**DATASET EXCERPT**:
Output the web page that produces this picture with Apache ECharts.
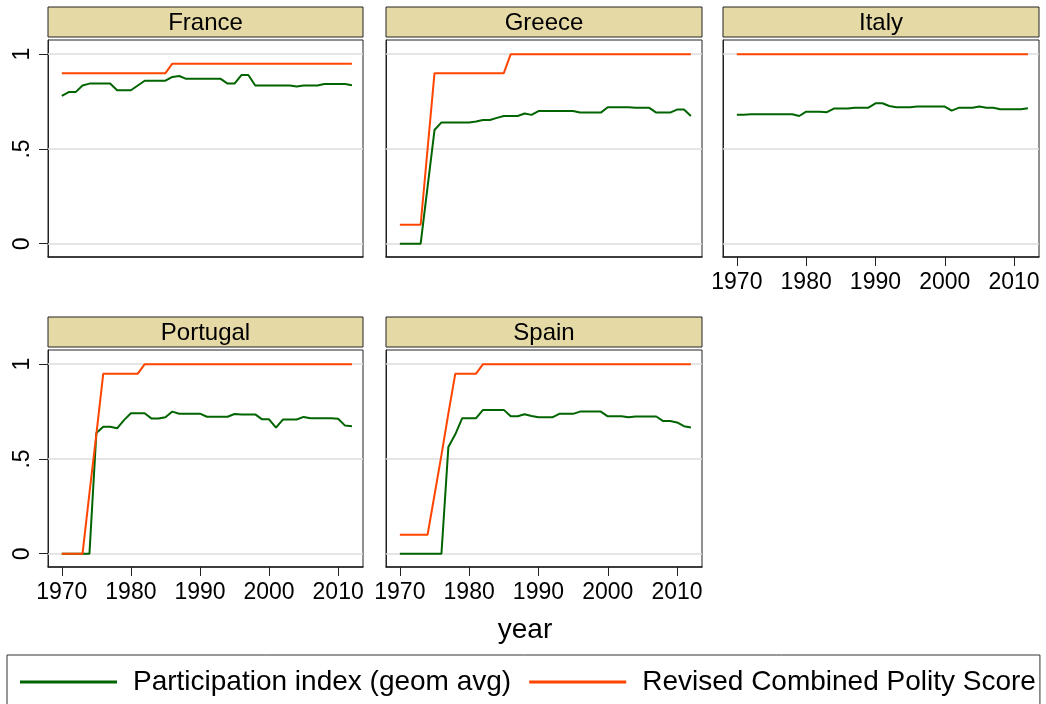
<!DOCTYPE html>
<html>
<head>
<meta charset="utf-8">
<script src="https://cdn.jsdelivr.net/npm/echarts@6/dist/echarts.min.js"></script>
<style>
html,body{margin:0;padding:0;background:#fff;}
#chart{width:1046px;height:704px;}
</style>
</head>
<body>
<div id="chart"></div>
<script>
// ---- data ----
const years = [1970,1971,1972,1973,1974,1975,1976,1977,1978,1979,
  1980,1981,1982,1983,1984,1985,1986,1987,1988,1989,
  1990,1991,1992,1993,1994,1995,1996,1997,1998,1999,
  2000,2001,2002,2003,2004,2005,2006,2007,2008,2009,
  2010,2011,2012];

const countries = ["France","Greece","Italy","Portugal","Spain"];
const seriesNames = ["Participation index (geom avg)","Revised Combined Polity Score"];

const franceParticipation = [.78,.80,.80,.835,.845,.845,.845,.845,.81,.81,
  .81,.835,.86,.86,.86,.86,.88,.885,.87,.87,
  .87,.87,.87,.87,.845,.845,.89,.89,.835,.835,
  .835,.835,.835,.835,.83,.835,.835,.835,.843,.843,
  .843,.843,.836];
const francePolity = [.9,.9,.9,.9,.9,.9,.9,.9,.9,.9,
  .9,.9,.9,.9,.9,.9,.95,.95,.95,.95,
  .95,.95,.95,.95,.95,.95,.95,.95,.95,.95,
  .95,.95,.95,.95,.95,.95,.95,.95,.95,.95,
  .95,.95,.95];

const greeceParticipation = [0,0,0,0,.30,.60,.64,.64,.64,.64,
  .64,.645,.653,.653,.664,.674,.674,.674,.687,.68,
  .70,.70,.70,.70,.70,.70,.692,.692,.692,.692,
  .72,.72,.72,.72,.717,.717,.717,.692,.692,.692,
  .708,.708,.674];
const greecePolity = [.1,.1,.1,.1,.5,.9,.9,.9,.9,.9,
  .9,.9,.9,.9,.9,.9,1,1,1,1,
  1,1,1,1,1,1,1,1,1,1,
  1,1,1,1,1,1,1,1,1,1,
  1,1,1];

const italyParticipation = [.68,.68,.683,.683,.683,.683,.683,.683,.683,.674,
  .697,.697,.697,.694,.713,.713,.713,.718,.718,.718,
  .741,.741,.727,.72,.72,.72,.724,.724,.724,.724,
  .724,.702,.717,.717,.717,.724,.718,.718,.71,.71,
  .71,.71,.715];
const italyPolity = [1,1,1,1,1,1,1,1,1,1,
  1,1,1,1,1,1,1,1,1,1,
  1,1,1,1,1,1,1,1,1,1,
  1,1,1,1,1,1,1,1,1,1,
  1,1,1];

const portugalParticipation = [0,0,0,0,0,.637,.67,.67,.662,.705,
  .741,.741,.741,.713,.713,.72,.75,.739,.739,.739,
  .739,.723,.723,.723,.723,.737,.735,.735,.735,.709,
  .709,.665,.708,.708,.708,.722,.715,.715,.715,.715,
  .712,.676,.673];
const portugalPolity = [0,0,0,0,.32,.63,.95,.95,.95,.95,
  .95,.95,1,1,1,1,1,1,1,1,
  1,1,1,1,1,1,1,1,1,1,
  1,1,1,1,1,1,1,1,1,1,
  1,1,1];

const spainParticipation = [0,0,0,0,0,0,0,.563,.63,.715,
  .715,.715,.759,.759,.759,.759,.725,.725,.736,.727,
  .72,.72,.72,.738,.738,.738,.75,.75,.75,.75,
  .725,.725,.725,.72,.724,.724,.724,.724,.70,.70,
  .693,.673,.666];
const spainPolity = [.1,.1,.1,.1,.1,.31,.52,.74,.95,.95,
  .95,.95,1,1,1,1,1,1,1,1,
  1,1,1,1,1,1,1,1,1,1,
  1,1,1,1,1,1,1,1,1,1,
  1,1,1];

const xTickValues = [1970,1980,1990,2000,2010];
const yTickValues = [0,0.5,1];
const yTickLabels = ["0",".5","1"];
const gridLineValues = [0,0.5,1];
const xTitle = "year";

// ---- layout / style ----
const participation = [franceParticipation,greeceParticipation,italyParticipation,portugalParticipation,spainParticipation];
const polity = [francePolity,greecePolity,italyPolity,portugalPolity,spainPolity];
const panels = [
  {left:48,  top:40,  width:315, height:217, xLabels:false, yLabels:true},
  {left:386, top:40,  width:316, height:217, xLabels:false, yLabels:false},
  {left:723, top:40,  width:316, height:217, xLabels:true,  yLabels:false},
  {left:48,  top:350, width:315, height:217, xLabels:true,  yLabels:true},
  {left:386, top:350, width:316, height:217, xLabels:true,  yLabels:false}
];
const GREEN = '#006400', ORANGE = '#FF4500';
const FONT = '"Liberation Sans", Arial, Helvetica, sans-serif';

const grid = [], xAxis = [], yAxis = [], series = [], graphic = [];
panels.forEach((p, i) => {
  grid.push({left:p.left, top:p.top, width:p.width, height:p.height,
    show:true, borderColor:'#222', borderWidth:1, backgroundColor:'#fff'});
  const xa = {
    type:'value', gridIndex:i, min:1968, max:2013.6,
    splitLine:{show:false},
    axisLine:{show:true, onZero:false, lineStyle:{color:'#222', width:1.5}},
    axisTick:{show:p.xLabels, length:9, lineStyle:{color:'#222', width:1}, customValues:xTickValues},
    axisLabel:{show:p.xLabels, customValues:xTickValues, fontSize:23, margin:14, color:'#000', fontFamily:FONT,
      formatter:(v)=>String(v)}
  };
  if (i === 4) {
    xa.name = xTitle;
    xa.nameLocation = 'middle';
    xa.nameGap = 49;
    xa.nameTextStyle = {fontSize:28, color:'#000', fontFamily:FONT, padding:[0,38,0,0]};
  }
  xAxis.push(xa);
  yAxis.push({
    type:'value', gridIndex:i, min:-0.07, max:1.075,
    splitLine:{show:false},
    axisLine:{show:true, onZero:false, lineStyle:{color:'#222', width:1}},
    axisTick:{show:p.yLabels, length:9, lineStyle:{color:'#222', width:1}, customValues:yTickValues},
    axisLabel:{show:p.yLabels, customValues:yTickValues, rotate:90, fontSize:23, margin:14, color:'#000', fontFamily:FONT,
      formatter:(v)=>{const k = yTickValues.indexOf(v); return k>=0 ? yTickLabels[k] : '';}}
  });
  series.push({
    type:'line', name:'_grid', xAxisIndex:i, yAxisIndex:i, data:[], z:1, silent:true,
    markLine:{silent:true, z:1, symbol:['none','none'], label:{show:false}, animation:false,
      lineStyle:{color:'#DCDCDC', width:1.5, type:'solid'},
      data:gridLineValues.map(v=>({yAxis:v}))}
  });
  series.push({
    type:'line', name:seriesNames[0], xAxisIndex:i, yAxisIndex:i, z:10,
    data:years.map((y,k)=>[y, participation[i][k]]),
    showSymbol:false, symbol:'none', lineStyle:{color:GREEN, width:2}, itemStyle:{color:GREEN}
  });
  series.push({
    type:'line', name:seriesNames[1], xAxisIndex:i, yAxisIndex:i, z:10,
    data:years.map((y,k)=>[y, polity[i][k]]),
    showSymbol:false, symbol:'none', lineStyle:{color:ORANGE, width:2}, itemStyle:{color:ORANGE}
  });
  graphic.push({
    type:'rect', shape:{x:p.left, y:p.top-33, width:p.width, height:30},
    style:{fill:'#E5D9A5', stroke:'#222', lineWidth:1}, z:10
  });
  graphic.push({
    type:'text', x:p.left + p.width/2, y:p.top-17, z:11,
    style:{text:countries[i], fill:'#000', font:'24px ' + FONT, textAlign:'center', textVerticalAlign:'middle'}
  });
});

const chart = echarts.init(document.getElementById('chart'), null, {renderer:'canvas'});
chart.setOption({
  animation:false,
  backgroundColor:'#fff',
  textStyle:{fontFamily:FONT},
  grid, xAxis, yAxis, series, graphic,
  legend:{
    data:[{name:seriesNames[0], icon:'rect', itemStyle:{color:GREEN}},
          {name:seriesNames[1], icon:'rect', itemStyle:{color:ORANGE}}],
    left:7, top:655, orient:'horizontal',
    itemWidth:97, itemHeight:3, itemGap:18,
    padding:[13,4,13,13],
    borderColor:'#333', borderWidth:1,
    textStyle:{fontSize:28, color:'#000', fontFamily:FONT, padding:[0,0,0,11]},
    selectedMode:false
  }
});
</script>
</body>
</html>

**GIVEN REQUEST**:
Restate exactly, please, only the lines between the start of the data and the line containing "2010,2011,2012];", both ends included, skipping the pictures.

**TASK OUTPUT**:
Output the web page that produces this picture with Apache ECharts.
<!DOCTYPE html>
<html>
<head>
<meta charset="utf-8">
<script src="https://cdn.jsdelivr.net/npm/echarts@6/dist/echarts.min.js"></script>
<style>
html,body{margin:0;padding:0;background:#fff;}
#chart{width:1046px;height:704px;}
</style>
</head>
<body>
<div id="chart"></div>
<script>
// ---- data ----
const years = [1970,1971,1972,1973,1974,1975,1976,1977,1978,1979,
  1980,1981,1982,1983,1984,1985,1986,1987,1988,1989,
  1990,1991,1992,1993,1994,1995,1996,1997,1998,1999,
  2000,2001,2002,2003,2004,2005,2006,2007,2008,2009,
  2010,2011,2012];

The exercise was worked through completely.